De los Estados árabes compradores de esclavos,
Yemen parece ser el más propicio, y en el que desembarcan la mayoría de los
cautivos trasportados de Abisinia. Yemen está hoy sometido al poder teocrático
del imán lahya, que no ha admitido jamás en su país Delegaciones oficiales de
las potencias. Sin embargo, parece ser que Yemen, país pobre y superpoblado, es
más bien un puente que un centro de trata. Los esclavos pasan al interior o
suben hacia el norte. Algunos suben hasta Siria. Otros se quedan en la Meca.

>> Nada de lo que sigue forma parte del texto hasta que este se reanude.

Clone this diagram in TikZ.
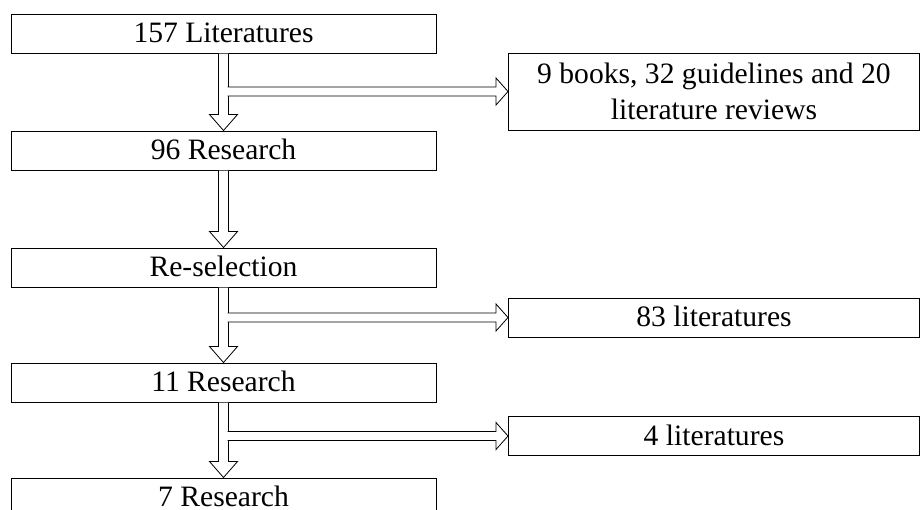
\documentclass[tikz,border=0pt]{standalone}
\usepackage{fontspec}
\setmainfont{Liberation Serif}
\usepackage{tikz}
\usetikzlibrary{positioning,calc}

\begin{document}
\begin{tikzpicture}[
  x=1pt, y=-1pt,
  node distance=77pt,
  frame/.style={draw, line width=1pt, inner sep=2pt, align=center,
                font=\fontsize{29.6}{36}\selectfont},
  box/.style={frame, minimum width=425pt, minimum height=39pt,
              text height=26.5pt, text depth=8.5pt},
  sidebox/.style={box, minimum width=411pt, anchor=west},
  bigbox/.style={frame, minimum width=411pt, minimum height=77pt, anchor=west},
  fat/.style={draw, fill=white, line width=0.8pt, line join=miter}
]
\useasboundingbox (0,0) rectangle (920,509);

\node[box] (lit)  at (223.5,33.5) {157 Literatures};
\node[box, below=of lit]  (res96)  {96 Research};
\node[box, below=of res96] (resel) {Re-selection};
\node[box, below=75pt of resel] (res11) {11 Research};
\node[box, below=75pt of res11] (res7)  {7 Research};

\node[bigbox] (books) at (508,91.5) {9 books, 32 guidelines and 20\\literature reviews};
\node[sidebox] (lit83) at (508,317.5) {83 literatures};
\node[sidebox] (lit4)  at (508,436)   {4 literatures};

% down arrows
\draw[fat] ($(lit.south)+(-5,0)$) -- ($(res96.north)+(-5,-16)$) -- ++(-9,0) -- (res96.north)
  -- ++(14,-16) -- ++(-9,0) -- ($(lit.south)+(5,0)$);
\draw[fat] ($(res96.south)+(-5,0)$) -- ($(resel.north)+(-5,-16)$) -- ++(-9,0) -- (resel.north)
  -- ++(14,-16) -- ++(-9,0) -- ($(res96.south)+(5,0)$);
\draw[fat] ($(resel.south)+(-5,0)$) -- ($(res11.north)+(-5,-16)$) -- ++(-9,0) -- (res11.north)
  -- ++(14,-16) -- ++(-9,0) -- ($(resel.south)+(5,0)$);
\draw[fat] ($(res11.south)+(-5,0)$) -- ($(res7.north)+(-5,-16)$) -- ++(-9,0) -- (res7.north)
  -- ++(14,-16) -- ++(-9,0) -- ($(res11.south)+(5,0)$);

% side arrows
\draw[fat] ($(books.west -| lit.south)+(4,-4.5)$) -- ($(books.west)+(-12,-4.5)$) -- ++(0,-9)
  -- (books.west) -- ++(-12,13.5) -- ++(0,-9) -- ($(books.west -| lit.south)+(4,4.5)$);
\draw[fat] ($(lit83.west -| resel.south)+(4,-4.5)$) -- ($(lit83.west)+(-12,-4.5)$) -- ++(0,-9)
  -- (lit83.west) -- ++(-12,13.5) -- ++(0,-9) -- ($(lit83.west -| resel.south)+(4,4.5)$);
\draw[fat] ($(lit4.west -| res11.south)+(4,-4.5)$) -- ($(lit4.west)+(-12,-4.5)$) -- ++(0,-9)
  -- (lit4.west) -- ++(-12,13.5) -- ++(0,-9) -- ($(lit4.west -| res11.south)+(4,4.5)$);
\end{tikzpicture}
\end{document}
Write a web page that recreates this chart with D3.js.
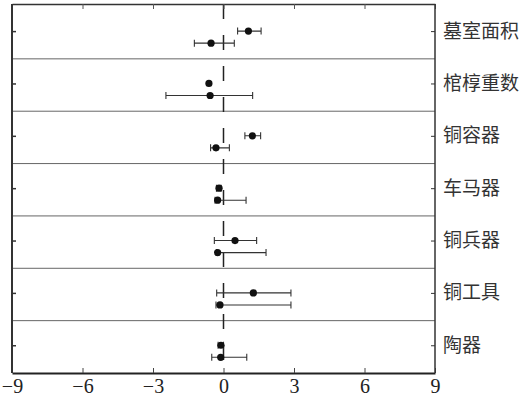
<!DOCTYPE html>
<html>
<head>
<meta charset="utf-8">
<script src="https://cdn.jsdelivr.net/npm/d3@7"></script>
<style>
  body { margin: 0; background: #fff; }
  svg { display: block; }
</style>
</head>
<body>
<div id="chart"></div>
<script>
"use strict";

// categories top to bottom
const categories = ["墓室面积", "棺椁重数", "铜容器", "车马器", "铜兵器", "铜工具", "陶器"];
// upper point per category: estimate, low, high
const upperMean = [1.06, -0.62, 1.23, -0.19, 0.49, 1.27, -0.11];
const upperLow  = [0.60, -0.62, 0.91, -0.30, -0.39, -0.29, -0.23];
const upperHigh = [1.60, -0.62, 1.58, -0.10, 1.41, 2.87, 0.00];
// lower point per category
const lowerMean = [-0.53, -0.57, -0.32, -0.25, -0.25, -0.15, -0.12];
const lowerLow  = [-1.24, -2.45, -0.55, -0.36, -0.30, -0.32, -0.50];
const lowerHigh = [0.46, 1.24, 0.25, 0.96, 1.81, 2.87, 0.99];
const xTicks = [-9, -6, -3, 0, 3, 6, 9];

const width = 527, height = 401;
const plotLeft = 12, plotRight = 435, plotTop = 4, plotBottom = 373;

const svg = d3.select("#chart").append("svg")
    .attr("width", width)
    .attr("height", height);

const x = d3.scaleLinear([-9, 9], [plotLeft, plotRight]);
const band = d3.scaleBand(categories, [6.5, plotBottom]);
const bw = band.bandwidth();
const yUp = c => band(c) + bw * 0.47;
const yLo = c => band(c) + bw * 0.70;
const yLabel = d3.scalePoint(categories, [yUp(categories[0]), yUp(categories[categories.length - 1])]);

// band separators
svg.append("g")
    .selectAll("line")
    .data(categories.slice(1))
    .enter()
    .append("line")
    .attr("x1", plotLeft).attr("x2", plotRight)
    .attr("y1", d => band(d)).attr("y2", d => band(d))
    .attr("stroke", "#666")
    .attr("stroke-width", 1);

// dashed zero line
svg.append("line")
    .attr("x1", x(0)).attr("x2", x(0))
    .attr("y1", plotTop).attr("y2", plotBottom)
    .attr("stroke", "#222")
    .attr("stroke-width", 1.5)
    .attr("stroke-dasharray", "15,16");

// bottom axis with inward ticks
svg.append("g")
    .attr("transform", `translate(0,${plotBottom})`)
    .call(d3.axisBottom(x).tickValues(xTicks).tickSizeInner(-5).tickSizeOuter(0)
        .tickFormat(d => d < 0 ? "\u2212" + Math.abs(d) : d))
    .call(g => g.select(".domain").attr("stroke", "#222").attr("stroke-width", 2))
    .call(g => g.selectAll(".tick line").attr("stroke", "#444"))
    .call(g => g.selectAll(".tick text")
        .attr("y", 6)
        .attr("fill", "#222")
        .attr("font-family", "'Liberation Serif', serif")
        .attr("font-size", 20));

// top ticks inward
svg.append("g")
    .attr("transform", `translate(0,${plotTop})`)
    .call(d3.axisTop(x).tickValues(xTicks).tickSizeInner(-5).tickSizeOuter(0).tickFormat(""))
    .call(g => g.select(".domain").attr("stroke", "#333").attr("stroke-width", 1.5))
    .call(g => g.selectAll(".tick line").attr("stroke", "#555"));

// left axis ticks inward
svg.append("g")
    .attr("transform", `translate(${plotLeft},0)`)
    .call(d3.axisLeft(yLabel).tickSizeInner(-4).tickSizeOuter(0).tickFormat(""))
    .call(g => g.select(".domain").attr("d", `M0,${plotTop}V${plotBottom}`).attr("stroke", "#333").attr("stroke-width", 2))
    .call(g => g.selectAll(".tick line").attr("stroke", "#333").attr("stroke-width", 1.5));

// right axis with labels
svg.append("g")
    .attr("transform", `translate(${plotRight},0)`)
    .call(d3.axisRight(yLabel).tickSizeInner(-4).tickSizeOuter(0).tickPadding(8))
    .call(g => g.select(".domain").attr("d", `M0,${plotTop}V${plotBottom}`).attr("stroke", "#333").attr("stroke-width", 1.5))
    .call(g => g.selectAll(".tick line").attr("stroke", "#333"))
    .call(g => g.selectAll(".tick text")
        .attr("fill", "#333")
        .attr("font-family", "'Noto Sans CJK SC', sans-serif")
        .attr("font-size", 19));

// points with error bars
const points = [];
categories.forEach((c, i) => {
    points.push({ y: yUp(c), m: upperMean[i], lo: upperLow[i], hi: upperHigh[i] });
    points.push({ y: yLo(c), m: lowerMean[i], lo: lowerLow[i], hi: lowerHigh[i] });
});

const pg = svg.append("g")
    .selectAll("g")
    .data(points)
    .enter()
    .append("g");

pg.filter(d => d.hi - d.lo > 0.05)
    .append("path")
    .attr("fill", "none")
    .attr("stroke", "#333")
    .attr("stroke-width", 1.1)
    .attr("d", d => `M${x(d.lo)},${d.y}H${x(d.hi)}M${x(d.lo)},${d.y - 3.5}V${d.y + 3.5}M${x(d.hi)},${d.y - 3.5}V${d.y + 3.5}`);

pg.append("circle")
    .attr("cx", d => x(d.m))
    .attr("cy", d => d.y)
    .attr("r", 3.6)
    .attr("fill", "#111");
</script>
</body>
</html>
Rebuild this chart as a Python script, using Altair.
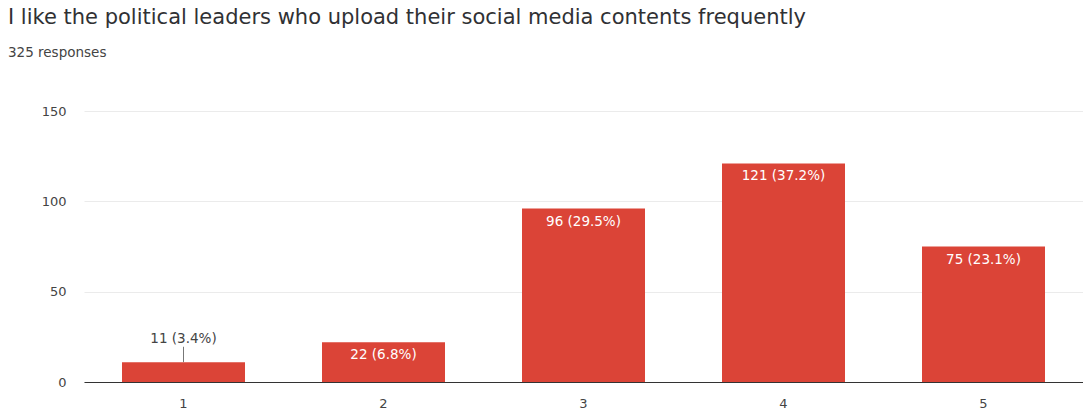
import altair as alt
import pandas as pd

categories = ["1", "2", "3", "4", "5"]
counts = [11, 22, 96, 121, 75]
labels = ["11 (3.4%)", "22 (6.8%)", "96 (29.5%)", "121 (37.2%)", "75 (23.1%)"]
inside = [False, True, True, True, True]

df = pd.DataFrame({"cat": categories, "count": counts, "label": labels, "inside": inside})

RED = "#db4437"
FONT = "DejaVu Sans"

x = alt.X("cat:N", sort=categories,
          scale=alt.Scale(paddingInner=0.385, paddingOuter=0.19),
          axis=alt.Axis(title=None, labelAngle=0, ticks=False, domainColor="#333333",
                        domainWidth=1, labelPadding=15, labelFontSize=13, labelColor="#444444",
                        labelFont=FONT, grid=False))
y = alt.Y("count:Q", scale=alt.Scale(domain=[0, 150]),
          axis=alt.Axis(title=None, values=[0, 50, 100, 150], ticks=False, domain=False,
                        gridColor="#ebebeb", labelPadding=18, labelFontSize=13,
                        labelColor="#444444", labelFont=FONT))

base = alt.Chart(df)
bars = base.mark_bar(color=RED).encode(x=x, y=y)
in_text = base.transform_filter("datum.inside").mark_text(
    color="white", fontSize=13.5, font=FONT, baseline="middle", dy=13
).encode(x=x, y=y, text="label:N")
out_text = base.transform_filter("!datum.inside").mark_text(
    color="#444444", fontSize=13.5, font=FONT, baseline="middle", dy=-23
).encode(x=x, y=y, text="label:N")
leader = base.transform_filter("!datum.inside").transform_calculate(
    top="datum.count + 8.5"
).mark_rule(color="#777777", strokeWidth=1).encode(x=x, y=y, y2="top:Q")

chart = alt.layer(bars, leader, in_text, out_text).properties(
    width=999, height=271,
    autosize=alt.AutoSizeParams(type="none"),
    padding={"left": 84, "top": 111, "right": 0, "bottom": 35},
    title=alt.TitleParams(
        text="I like the political leaders who upload their social media contents frequently",
        subtitle="325 responses", anchor="start", frame="group", dx=-76, dy=-42,
        font=FONT, fontSize=21, fontWeight="normal", color="#303134",
        subtitleFont=FONT, subtitleFontSize=13.5, subtitleColor="#444444", subtitlePadding=18,
    ),
).configure_view(stroke=None)

chart.save("out.html", embed_options={"renderer": "svg", "actions": False})
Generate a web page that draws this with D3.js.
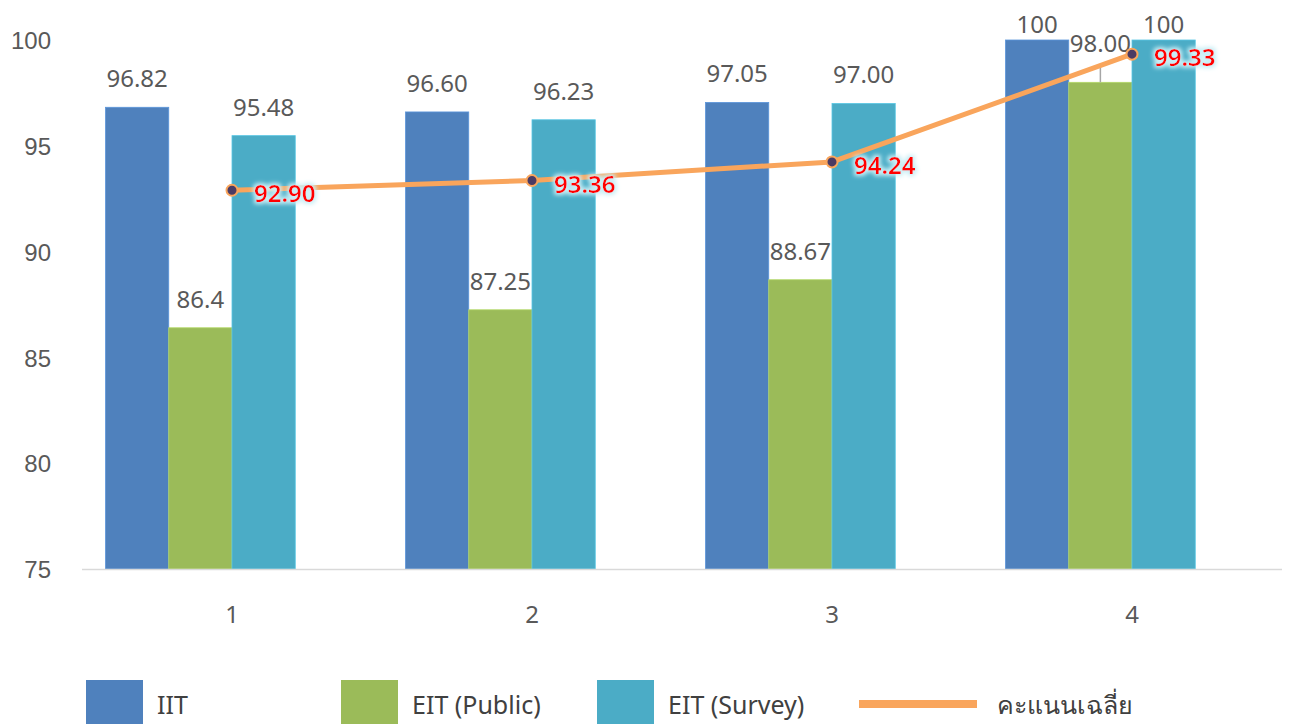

Las peregrinaciones a la Meca es otro de
los instrumentos que aprovechan los tratantes de esclavos. Existen en el mar
Rojo vapores de carga que trasportan anualmente grandes masas de peregrinos a
Chedda. Esos peregrinos van de Etiopia, de Egipto, de las Somalias, de Eritrea.
Son negros o mestizos africanos mahometanos; señores feudales y grandes dignatarios
que viajan con sus servidumbres. Entre éstas, ¿quién puede distinguir los
esclavos de los que no lo son? Claro que se distinguen. Se les conoce por las
facciones, que delatan la tribu a que pertenecen (he dicho ya que hay tribus
condenadas a la esclavitud por una fatalidad orgánica); se les conoce por el
modo de mirar, de andar, de reaccionar frente a lo que les rodea. Pero eso no
es una prueba; a lo sumo, es una convicción. Los calmosos marinos ingleses que
los trasportan fuman tranquilamente sus pipas y beben su whisky sin preocuparse
mucho de su llevan un cargamento de esclavos o de peregrinos. En el fondo viene
a ser la misma cosa.
Además de estos esclavos de importación existe
en los distintos señoríos de Arabia la cría de esclavos. El hijo de una esclava
lo es desde que nace y pertenece a su dueño. Así el nieto, el bisnieto. De aquí
que se aliente y fomente la maternidad, ofreciendo premios a las esclavas cada
vez que dan un nuevo esclavo a su señor. Un esclavo nacido en casa equivale a
ochenta libras que puede costar un esclavo importado de África.
En este continente el problema del trabajador
ofrece hoy tres aspectos bien definidos, que son tres problemas arduos de
resolver. En algunas colonias donde se ha establecido un salario libre razonable,
se ha creado una masa migratoria, desprendida de la familia, compuesta de seres
desmoralizados, errantes, borrachos. En aquellas en que el trabajo se efectúa
por contrato con los jefes del país el trabajador es de hecho esclavo, no de
los blancos, sino de sus propios jefes. En los países independientes, como
Abisinia, ya se ha visto lo que pasa. Una sola ventaja parece haber tenido para
los naturales la conquista de África por los europeos: la exterminación de los
ritos sangrientos de algunos pueblos, como los achantis y los dahomeyes.
En todo lo demás las cosas siguen, socialmente,
poco más o menos que hace tres siglos.
“Trata de negros. La esclavitud en el Mar Rojo”, Luz, Madrid, 4 de agosto 1933, p. 8.